== Data to process

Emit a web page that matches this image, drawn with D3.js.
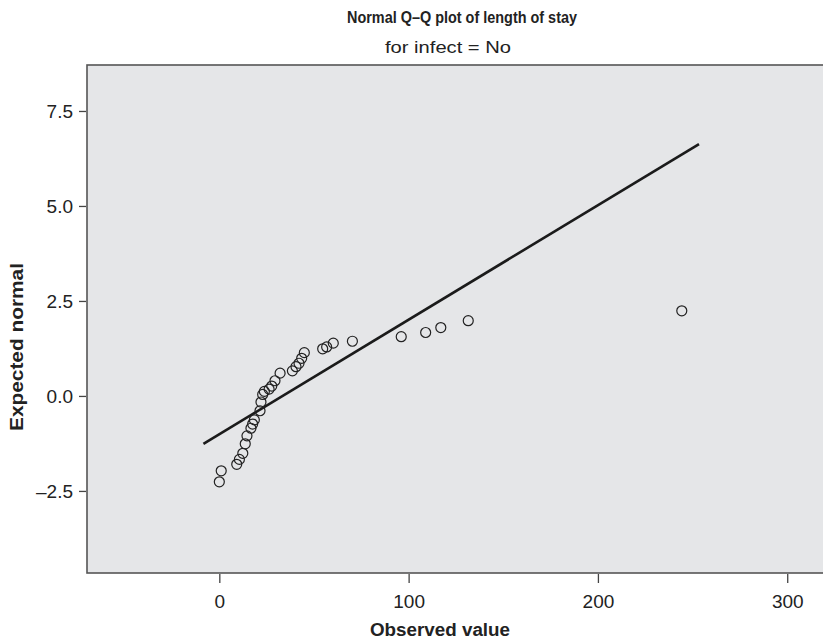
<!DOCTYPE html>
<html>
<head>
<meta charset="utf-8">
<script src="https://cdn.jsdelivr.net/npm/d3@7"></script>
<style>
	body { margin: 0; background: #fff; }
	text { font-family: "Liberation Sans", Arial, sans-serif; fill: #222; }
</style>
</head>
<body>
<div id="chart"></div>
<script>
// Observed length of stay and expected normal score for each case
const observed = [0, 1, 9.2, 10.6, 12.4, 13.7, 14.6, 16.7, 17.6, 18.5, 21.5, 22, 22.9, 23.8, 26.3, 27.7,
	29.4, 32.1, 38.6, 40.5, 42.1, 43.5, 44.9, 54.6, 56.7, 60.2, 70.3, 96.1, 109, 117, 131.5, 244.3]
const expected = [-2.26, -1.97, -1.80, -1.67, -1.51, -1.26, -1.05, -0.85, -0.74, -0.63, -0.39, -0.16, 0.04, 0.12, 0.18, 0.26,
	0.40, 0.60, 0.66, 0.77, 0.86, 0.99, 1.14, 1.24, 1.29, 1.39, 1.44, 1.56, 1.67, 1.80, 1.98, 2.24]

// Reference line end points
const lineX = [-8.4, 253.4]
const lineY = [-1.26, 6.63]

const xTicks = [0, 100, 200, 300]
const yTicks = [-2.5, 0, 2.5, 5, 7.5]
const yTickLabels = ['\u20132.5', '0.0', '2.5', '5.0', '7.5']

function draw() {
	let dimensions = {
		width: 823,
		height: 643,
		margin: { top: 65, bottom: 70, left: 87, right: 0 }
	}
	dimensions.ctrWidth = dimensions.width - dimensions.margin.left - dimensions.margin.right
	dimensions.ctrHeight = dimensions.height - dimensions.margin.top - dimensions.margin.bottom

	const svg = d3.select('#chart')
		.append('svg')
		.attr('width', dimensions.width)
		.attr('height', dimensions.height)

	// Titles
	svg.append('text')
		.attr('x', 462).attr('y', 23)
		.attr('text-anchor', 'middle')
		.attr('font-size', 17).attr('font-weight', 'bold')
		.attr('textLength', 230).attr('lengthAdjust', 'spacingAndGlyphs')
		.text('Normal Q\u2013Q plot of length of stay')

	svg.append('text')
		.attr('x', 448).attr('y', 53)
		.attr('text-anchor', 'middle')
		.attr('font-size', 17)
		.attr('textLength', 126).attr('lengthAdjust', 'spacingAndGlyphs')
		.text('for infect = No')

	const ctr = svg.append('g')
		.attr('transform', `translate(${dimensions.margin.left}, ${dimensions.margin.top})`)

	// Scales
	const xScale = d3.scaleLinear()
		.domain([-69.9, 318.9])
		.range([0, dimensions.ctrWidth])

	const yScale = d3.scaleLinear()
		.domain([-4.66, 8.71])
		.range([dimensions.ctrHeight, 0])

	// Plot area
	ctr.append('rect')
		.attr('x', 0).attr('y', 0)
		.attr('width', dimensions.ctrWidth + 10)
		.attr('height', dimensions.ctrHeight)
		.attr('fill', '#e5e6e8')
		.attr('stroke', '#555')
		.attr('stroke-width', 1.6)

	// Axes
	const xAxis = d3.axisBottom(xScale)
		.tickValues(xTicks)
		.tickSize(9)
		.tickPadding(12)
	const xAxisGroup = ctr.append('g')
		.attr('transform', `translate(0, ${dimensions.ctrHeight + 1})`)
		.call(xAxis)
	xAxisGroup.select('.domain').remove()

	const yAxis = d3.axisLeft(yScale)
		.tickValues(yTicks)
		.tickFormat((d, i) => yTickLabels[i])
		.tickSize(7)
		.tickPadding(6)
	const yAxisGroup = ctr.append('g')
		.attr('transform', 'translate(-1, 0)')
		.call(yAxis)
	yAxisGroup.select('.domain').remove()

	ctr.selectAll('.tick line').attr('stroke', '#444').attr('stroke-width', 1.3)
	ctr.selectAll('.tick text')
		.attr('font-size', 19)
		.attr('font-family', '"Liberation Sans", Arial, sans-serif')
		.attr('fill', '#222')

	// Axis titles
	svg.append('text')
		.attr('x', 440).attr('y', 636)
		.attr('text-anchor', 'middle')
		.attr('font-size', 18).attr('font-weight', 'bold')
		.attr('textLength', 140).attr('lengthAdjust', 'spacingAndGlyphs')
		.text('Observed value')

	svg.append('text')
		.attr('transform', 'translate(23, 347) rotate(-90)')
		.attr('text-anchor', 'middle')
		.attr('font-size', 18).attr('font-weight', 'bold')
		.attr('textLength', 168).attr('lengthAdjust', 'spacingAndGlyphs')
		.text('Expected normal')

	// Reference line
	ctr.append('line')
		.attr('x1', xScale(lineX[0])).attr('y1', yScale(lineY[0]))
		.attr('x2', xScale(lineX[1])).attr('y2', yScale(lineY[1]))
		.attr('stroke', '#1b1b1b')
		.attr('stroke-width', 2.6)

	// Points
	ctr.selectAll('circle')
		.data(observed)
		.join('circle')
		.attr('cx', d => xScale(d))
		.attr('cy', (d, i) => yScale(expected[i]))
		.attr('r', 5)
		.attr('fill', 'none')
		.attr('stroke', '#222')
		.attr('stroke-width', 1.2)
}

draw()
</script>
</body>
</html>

====
== Data to process

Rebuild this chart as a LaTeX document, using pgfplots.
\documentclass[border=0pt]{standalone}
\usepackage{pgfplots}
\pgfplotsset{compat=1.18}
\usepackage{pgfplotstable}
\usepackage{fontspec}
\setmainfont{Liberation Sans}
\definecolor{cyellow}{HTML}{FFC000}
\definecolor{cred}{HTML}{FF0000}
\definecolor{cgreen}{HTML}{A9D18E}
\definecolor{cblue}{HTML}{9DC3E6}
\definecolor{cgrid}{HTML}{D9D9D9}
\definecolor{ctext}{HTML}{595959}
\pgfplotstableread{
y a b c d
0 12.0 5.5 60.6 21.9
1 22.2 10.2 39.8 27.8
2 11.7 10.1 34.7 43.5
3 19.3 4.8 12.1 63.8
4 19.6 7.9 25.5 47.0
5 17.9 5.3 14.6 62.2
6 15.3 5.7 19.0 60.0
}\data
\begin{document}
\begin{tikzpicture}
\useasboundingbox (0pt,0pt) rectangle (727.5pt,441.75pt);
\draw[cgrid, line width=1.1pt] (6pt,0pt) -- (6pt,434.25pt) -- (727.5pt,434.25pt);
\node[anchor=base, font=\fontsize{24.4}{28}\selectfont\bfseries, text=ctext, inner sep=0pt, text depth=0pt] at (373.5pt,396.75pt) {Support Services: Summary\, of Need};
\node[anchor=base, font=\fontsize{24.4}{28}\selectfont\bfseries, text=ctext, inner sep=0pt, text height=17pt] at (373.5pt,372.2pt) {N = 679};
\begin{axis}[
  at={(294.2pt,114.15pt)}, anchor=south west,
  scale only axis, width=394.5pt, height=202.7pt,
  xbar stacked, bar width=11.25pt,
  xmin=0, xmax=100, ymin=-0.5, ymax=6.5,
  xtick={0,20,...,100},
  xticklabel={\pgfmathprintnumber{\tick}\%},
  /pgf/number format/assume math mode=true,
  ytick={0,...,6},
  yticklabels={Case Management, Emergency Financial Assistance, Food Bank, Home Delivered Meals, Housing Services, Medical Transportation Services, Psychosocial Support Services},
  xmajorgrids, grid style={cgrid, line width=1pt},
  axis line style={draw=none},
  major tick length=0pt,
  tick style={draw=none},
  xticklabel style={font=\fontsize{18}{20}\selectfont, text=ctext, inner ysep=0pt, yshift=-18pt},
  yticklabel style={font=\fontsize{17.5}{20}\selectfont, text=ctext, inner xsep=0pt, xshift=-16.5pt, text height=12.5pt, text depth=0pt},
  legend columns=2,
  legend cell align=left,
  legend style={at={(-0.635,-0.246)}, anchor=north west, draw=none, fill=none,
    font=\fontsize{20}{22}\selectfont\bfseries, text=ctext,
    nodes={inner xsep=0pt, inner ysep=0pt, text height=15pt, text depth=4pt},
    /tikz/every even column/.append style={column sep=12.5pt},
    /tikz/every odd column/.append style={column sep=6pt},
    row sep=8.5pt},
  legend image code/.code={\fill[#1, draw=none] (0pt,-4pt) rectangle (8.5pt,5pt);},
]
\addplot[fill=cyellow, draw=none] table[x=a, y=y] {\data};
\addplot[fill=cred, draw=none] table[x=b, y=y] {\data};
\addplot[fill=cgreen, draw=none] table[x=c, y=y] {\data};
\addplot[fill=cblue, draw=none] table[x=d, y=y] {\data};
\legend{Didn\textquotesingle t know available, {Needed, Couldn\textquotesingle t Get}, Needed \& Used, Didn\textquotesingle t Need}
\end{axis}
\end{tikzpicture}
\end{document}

====
== Data to process

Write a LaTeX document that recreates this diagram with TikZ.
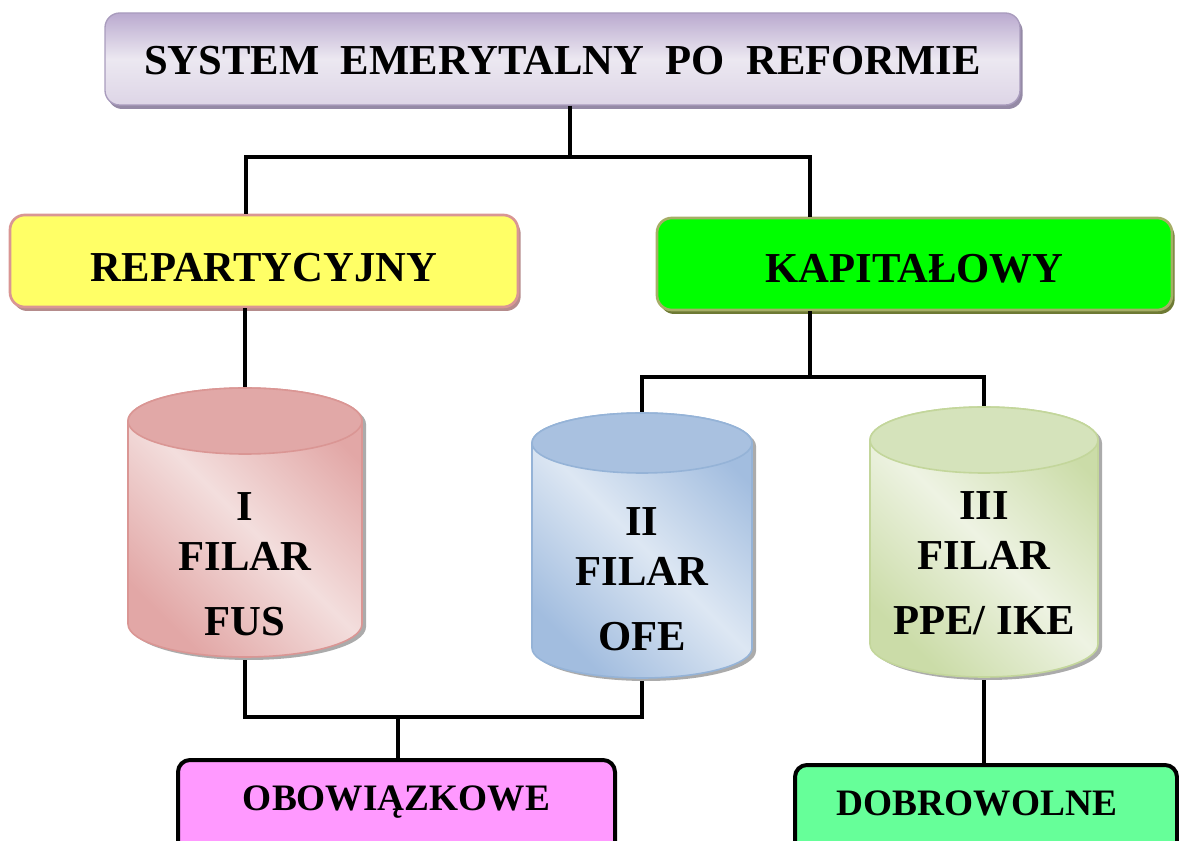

====

What you should do
Leave out every line without the string "LaTeX" and copy the rest.

Solved problem
Rebuild this chart as a LaTeX document, using pgfplots.
Write a LaTeX document that recreates this diagram with TikZ.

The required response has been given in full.